WORK TO BE COMPLETED: Leave out the pictures and repeat exactly the lines between the one containing "Write the Chart.js code for this chart." and the one containing "14000, 15000, 16000];", inclusive.

EXTRACTED DATA:
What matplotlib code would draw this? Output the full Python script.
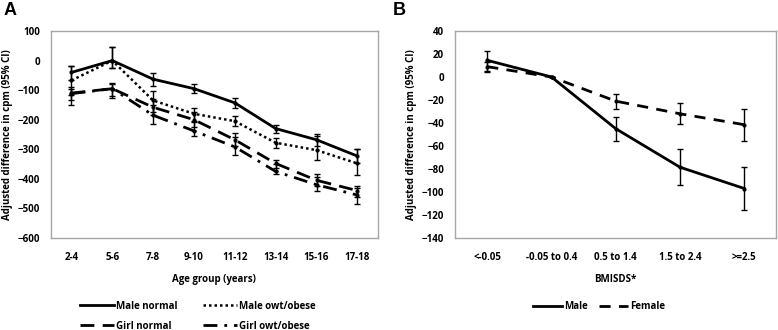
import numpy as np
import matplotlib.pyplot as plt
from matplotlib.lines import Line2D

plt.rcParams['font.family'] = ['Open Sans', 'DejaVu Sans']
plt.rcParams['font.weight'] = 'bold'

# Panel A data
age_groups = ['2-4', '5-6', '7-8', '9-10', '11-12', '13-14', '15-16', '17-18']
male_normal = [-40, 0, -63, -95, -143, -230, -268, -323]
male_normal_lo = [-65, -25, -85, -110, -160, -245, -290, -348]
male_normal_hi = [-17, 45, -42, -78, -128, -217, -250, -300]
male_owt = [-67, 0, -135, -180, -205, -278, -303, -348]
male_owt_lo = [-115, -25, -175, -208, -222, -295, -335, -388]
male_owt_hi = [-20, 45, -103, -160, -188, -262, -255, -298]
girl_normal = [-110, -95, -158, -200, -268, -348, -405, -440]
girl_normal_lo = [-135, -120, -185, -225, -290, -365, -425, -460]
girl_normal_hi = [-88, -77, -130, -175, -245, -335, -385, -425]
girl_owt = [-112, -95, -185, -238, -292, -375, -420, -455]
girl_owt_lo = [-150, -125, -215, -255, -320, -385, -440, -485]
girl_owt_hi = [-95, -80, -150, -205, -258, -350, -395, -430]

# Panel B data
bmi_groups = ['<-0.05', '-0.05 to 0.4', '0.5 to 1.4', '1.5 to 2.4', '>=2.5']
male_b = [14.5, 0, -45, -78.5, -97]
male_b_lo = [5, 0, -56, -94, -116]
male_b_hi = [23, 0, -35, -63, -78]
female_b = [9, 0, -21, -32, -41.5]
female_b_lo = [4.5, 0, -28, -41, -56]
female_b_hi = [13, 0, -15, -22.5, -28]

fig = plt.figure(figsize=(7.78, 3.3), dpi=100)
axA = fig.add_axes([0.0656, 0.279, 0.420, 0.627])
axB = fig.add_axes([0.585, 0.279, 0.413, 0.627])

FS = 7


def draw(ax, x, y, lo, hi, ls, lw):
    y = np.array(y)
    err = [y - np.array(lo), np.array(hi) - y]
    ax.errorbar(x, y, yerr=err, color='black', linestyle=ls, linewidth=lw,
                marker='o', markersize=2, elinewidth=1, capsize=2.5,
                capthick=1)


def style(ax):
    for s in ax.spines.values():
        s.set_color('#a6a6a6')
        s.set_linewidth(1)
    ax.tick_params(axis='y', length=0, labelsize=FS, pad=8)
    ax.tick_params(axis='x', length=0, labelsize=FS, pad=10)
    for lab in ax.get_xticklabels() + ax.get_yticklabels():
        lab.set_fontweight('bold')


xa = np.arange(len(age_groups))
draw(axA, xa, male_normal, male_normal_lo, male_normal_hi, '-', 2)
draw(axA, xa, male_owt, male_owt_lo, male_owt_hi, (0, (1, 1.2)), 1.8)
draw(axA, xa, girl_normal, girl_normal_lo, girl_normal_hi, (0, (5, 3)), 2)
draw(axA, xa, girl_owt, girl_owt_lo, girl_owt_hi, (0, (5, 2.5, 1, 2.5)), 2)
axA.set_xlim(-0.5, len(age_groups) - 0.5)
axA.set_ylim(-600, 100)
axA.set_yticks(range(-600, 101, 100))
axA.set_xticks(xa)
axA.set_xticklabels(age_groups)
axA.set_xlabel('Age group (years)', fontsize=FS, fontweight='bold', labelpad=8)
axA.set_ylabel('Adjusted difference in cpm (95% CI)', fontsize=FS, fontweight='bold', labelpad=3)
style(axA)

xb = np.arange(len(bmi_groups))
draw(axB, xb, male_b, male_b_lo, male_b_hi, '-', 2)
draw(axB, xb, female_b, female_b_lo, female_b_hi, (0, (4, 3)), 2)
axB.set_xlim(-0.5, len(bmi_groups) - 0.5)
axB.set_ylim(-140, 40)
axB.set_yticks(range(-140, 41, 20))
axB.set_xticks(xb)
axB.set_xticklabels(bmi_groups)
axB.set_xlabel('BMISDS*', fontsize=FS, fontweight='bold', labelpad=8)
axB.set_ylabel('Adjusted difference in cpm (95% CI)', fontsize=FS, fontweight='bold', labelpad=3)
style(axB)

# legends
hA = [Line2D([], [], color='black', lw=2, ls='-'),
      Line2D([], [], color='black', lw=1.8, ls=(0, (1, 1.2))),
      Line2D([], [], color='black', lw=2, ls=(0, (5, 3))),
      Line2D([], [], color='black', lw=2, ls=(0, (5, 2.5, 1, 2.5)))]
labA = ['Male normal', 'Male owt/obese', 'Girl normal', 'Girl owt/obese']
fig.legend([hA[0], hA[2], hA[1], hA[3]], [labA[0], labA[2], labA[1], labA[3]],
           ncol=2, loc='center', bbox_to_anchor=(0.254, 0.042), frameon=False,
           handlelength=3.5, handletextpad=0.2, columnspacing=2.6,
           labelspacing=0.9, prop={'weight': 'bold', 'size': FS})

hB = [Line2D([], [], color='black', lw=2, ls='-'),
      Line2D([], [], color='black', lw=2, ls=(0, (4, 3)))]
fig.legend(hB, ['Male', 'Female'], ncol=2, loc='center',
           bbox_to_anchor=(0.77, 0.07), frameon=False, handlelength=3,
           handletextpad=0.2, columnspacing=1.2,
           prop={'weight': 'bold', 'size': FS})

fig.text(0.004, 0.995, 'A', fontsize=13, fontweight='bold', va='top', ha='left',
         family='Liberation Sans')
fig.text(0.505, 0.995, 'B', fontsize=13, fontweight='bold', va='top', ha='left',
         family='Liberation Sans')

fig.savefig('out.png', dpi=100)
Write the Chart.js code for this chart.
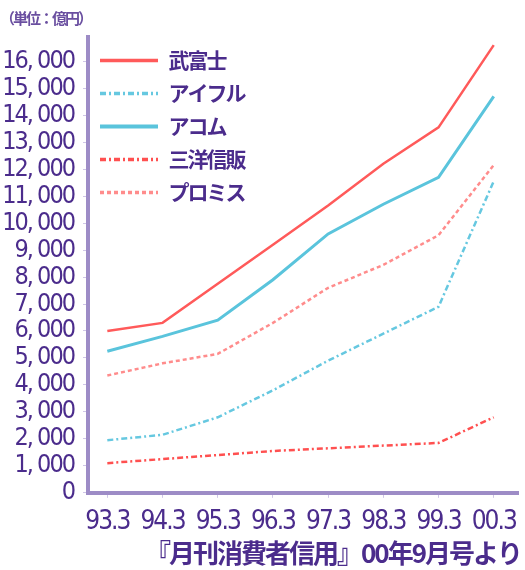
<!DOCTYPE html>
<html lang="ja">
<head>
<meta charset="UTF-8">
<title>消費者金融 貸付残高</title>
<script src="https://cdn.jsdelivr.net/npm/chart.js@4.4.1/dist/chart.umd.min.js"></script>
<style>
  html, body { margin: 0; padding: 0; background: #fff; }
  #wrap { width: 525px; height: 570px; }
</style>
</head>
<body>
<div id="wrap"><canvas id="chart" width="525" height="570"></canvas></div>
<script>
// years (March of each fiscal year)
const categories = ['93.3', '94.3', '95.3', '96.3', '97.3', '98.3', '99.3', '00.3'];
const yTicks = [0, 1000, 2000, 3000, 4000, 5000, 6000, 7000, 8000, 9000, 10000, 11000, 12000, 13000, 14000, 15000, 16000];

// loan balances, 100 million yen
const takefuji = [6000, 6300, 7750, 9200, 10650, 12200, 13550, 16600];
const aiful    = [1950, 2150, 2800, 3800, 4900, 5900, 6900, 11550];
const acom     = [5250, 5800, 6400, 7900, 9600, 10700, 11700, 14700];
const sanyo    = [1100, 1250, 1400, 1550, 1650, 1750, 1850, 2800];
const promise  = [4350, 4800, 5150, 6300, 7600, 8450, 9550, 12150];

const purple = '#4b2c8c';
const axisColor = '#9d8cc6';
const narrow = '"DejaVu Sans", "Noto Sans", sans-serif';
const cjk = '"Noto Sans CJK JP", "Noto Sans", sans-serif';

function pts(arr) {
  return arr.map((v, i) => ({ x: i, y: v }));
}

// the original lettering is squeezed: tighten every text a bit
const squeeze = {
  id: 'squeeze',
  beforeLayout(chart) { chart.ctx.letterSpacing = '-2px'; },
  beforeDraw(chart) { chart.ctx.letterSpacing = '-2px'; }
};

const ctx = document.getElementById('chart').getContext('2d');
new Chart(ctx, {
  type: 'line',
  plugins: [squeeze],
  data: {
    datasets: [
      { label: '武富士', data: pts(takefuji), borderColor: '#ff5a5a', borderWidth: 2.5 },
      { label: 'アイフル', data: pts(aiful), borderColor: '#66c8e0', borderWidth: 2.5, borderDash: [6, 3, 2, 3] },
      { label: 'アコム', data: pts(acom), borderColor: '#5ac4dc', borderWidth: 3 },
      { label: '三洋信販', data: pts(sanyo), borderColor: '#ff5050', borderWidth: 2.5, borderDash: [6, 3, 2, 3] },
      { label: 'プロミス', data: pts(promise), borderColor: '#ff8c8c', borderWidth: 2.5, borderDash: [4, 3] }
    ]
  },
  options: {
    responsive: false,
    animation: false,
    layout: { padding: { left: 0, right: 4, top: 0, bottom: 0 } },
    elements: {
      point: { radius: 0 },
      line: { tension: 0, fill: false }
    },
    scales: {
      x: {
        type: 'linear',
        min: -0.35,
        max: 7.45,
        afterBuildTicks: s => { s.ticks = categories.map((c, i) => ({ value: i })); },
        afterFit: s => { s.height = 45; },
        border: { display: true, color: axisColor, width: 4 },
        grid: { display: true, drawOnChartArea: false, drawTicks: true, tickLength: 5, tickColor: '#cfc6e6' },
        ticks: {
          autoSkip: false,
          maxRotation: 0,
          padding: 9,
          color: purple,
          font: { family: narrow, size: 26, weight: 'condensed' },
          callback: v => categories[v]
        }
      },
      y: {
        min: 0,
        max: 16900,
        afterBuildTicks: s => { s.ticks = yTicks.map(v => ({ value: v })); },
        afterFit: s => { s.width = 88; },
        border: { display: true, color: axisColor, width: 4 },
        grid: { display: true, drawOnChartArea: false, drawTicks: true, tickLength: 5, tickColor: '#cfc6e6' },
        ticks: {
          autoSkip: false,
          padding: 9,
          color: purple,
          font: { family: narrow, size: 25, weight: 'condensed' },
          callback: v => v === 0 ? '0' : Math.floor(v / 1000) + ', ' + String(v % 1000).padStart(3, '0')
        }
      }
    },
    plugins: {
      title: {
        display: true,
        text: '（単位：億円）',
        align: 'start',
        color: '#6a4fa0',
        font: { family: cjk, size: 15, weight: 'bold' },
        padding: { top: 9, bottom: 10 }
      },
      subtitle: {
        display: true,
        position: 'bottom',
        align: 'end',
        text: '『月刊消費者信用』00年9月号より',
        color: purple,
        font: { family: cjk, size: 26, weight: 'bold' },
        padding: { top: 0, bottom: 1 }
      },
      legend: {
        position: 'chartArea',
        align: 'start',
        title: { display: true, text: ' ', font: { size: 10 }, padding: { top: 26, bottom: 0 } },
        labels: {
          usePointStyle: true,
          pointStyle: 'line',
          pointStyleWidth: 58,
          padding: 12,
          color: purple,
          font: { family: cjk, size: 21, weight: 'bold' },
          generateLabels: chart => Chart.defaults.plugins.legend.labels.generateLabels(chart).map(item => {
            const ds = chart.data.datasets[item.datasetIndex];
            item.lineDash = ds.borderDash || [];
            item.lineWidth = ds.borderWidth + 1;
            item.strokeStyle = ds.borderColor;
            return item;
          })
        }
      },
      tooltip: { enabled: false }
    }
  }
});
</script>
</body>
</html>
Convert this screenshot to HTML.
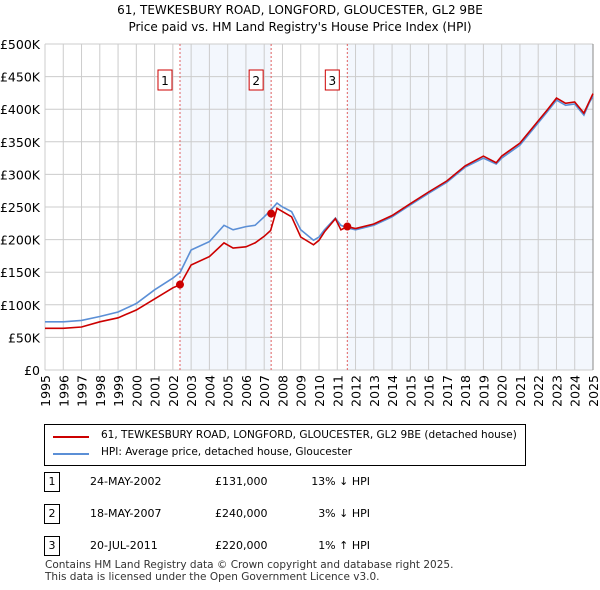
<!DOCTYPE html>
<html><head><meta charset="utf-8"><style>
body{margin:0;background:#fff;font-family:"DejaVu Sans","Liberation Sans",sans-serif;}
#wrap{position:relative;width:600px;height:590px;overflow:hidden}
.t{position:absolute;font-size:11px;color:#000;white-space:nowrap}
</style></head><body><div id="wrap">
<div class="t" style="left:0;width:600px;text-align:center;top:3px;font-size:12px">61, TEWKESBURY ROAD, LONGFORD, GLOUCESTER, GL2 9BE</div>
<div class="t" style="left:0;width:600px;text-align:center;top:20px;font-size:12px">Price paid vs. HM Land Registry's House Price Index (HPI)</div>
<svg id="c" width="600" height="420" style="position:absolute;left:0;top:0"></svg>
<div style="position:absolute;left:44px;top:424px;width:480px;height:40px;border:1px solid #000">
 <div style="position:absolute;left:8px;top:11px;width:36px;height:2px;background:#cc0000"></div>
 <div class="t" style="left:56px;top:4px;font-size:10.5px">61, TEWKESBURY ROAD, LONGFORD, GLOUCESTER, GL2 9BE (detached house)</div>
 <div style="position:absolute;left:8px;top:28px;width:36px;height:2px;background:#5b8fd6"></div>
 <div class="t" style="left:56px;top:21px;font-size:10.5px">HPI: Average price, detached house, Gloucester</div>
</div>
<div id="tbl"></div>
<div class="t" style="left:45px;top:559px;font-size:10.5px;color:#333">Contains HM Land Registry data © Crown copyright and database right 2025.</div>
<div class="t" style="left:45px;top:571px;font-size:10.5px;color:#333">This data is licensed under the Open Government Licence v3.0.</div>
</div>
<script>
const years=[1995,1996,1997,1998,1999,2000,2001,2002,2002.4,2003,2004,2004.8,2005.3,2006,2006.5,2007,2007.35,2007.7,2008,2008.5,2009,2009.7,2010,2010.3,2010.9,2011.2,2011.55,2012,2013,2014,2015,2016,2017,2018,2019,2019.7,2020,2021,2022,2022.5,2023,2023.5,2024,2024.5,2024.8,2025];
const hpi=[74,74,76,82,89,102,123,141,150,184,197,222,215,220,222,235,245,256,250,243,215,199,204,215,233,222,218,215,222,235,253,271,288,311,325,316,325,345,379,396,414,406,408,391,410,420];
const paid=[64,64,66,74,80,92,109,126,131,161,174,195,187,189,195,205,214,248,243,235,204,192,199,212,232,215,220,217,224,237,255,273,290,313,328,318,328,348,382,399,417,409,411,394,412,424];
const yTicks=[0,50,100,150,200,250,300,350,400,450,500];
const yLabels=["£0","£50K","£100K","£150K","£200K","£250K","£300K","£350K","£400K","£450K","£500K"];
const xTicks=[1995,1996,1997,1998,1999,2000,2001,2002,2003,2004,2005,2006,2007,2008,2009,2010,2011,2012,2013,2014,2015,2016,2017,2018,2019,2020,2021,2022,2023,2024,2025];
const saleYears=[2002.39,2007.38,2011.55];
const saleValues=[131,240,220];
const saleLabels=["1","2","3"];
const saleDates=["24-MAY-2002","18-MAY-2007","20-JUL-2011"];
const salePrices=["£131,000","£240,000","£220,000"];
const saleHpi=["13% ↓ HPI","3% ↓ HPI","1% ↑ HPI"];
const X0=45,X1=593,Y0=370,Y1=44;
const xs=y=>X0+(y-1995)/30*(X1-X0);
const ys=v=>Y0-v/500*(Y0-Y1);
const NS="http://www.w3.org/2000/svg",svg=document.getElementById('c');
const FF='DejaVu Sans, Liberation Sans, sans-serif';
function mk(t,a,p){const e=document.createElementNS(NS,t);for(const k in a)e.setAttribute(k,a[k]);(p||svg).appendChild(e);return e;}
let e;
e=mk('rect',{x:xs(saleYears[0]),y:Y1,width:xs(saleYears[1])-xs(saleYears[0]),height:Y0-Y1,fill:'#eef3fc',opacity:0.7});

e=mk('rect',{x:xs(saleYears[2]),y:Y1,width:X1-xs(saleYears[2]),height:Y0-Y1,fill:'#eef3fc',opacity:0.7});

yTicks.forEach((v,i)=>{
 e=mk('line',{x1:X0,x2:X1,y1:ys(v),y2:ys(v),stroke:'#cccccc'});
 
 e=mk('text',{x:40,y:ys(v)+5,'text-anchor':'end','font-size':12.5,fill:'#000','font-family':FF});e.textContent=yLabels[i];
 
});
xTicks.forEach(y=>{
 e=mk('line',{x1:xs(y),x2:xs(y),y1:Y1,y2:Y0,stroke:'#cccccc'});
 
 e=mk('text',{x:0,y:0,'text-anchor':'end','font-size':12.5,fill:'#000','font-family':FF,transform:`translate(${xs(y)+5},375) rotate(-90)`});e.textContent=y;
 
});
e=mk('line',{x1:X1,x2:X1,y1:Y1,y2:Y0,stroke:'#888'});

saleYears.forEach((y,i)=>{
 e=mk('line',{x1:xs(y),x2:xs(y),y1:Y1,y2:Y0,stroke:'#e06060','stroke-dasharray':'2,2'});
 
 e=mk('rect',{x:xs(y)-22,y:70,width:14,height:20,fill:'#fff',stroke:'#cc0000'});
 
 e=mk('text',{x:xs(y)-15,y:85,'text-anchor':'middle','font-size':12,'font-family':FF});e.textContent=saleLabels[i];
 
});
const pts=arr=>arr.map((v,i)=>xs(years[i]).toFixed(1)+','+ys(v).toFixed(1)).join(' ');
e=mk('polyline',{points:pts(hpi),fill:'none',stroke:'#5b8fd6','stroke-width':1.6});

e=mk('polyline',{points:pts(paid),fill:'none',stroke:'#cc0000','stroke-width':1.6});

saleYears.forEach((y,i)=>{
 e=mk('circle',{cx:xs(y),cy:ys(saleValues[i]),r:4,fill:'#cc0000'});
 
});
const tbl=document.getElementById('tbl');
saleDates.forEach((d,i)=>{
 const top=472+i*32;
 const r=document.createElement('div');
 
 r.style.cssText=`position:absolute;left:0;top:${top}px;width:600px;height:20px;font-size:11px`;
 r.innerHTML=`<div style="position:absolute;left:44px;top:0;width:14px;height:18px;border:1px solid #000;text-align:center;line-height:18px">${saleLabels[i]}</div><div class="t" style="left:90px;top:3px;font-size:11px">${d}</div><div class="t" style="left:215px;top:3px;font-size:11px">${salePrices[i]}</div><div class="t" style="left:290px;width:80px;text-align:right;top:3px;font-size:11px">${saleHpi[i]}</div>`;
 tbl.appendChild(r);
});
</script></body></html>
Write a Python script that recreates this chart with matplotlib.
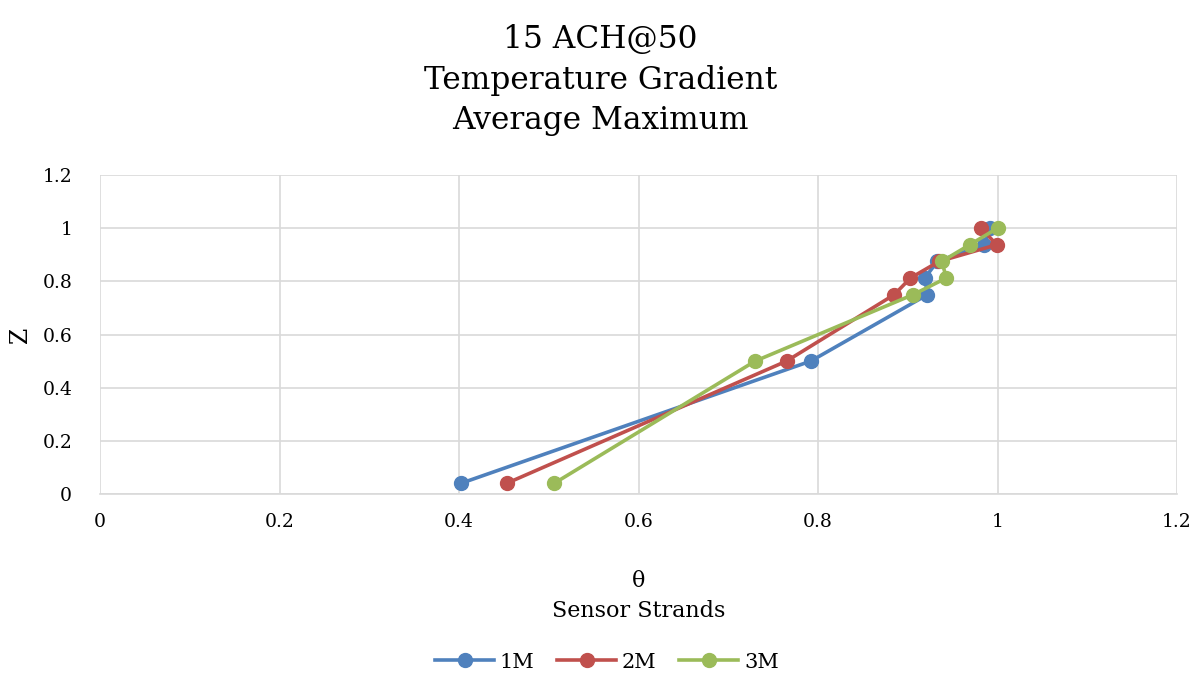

WRITTEN SOLUTION:
Write the Chart.js code for this chart.
<!DOCTYPE html>
<html lang="ja">
<head>
<meta charset="UTF-8">
<title>消費者金融 貸付残高</title>
<script src="https://cdn.jsdelivr.net/npm/chart.js@4.4.1/dist/chart.umd.min.js"></script>
<style>
  html, body { margin: 0; padding: 0; background: #fff; }
  #wrap { width: 525px; height: 570px; }
</style>
</head>
<body>
<div id="wrap"><canvas id="chart" width="525" height="570"></canvas></div>
<script>
// years (March of each fiscal year)
const categories = ['93.3', '94.3', '95.3', '96.3', '97.3', '98.3', '99.3', '00.3'];
const yTicks = [0, 1000, 2000, 3000, 4000, 5000, 6000, 7000, 8000, 9000, 10000, 11000, 12000, 13000, 14000, 15000, 16000];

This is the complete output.